1. Some stores carry this practice to the point of making specialized depart* ments entirely independent of the general buying, production, selling organizations. While the principle of stock distribution or other forms of profit sharing has been adopted by so many companies that it has come to be a recognized method of promoting loyalty.
2. Personality in an employee can be overdone. Although workers give al-legiance to a strong man.
3. Our car ran well enough till it reached a steep grade. Where it stopped short
4. The goods are selling rapidly. Since there is no doubt that they are first quality in every respect.
5. Check the engine before reversing. In order that you may avoid a sudden jarring of the boat.
6. You had better take Minneapolis next Provided, that is, you have cleaned up all the southern territory.
7. All the world's a stage and men and women merely players; their acts being seven ages.
8. This boat is built with sharp prow and equipped with a strong engine, making her very swift
9. This boat is equipped with a very powerful engine; so that she is very swift
10. Take your sample case to your room at the hotel; unless there is a general show-room somewhere in town.
2. Examine again the exercise under section seventeen. Then compose a good paragraph containing a short emphatic sentence, a long sentence without semicolons, and a long sentence containing semicolons.

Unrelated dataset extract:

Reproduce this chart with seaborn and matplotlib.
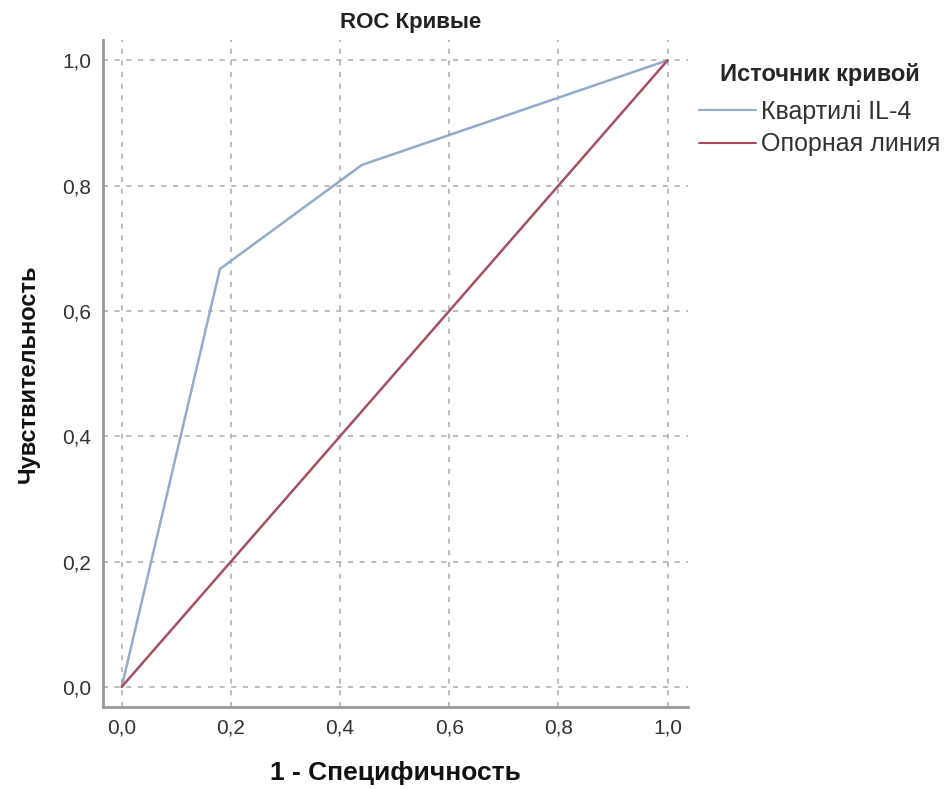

3, 4. Illustrate the proper use of the decimal period.
5. Write the proper contraction for per centum.
6. Write the name of the present Pope by the use of a ro-man numeral.
7. Write the proper form of address at the beginning of a letter.
8. Hand in one of the following sentences properly punctuated:
1. For the merchant for the shipping clerk for the receiving clerk for the purchasing agent for the hilling and charge department for the cost-keeper for the order clerk for the city delivery room for the weighing and paying department for factory requisitions for lumber and coal dealers grain and stock men - for every business involving sales shipments and receipts there is an EGRY REGISTER that will stand back of the employer.
2. The International Harvester Company Butler Brothers Morris & Company the Western Electric Company with 21,000 employees Crane & Company with thirty-eight branches and nearly 10,000 men on its pay rolls the United States Steel Corporation these and many other large employers of labor are making use of the pension system.
3. Perhaps you remind me that certain of our employes were most carefully selected that many lesser tasks are of such a character that special fitness is not required that men are the most flexible of machines that unless the number of applicants be large there is little chance to discriminate that it is far simpler to analyze a steel bar than a human soul.
9. Hand in two of the following sentences, properly punctuated:
1. Our purpose in adopting a profit-sharing plan was two-fold to stimulate employees to greater efforts and to hold them more permanently.
2. The money incentive has taken various forms a stock interest in the business with dividends profit sharing in the form of gifts or prizes an established high scale of wages regular increases pension systems and insurance features that are payable at some future time.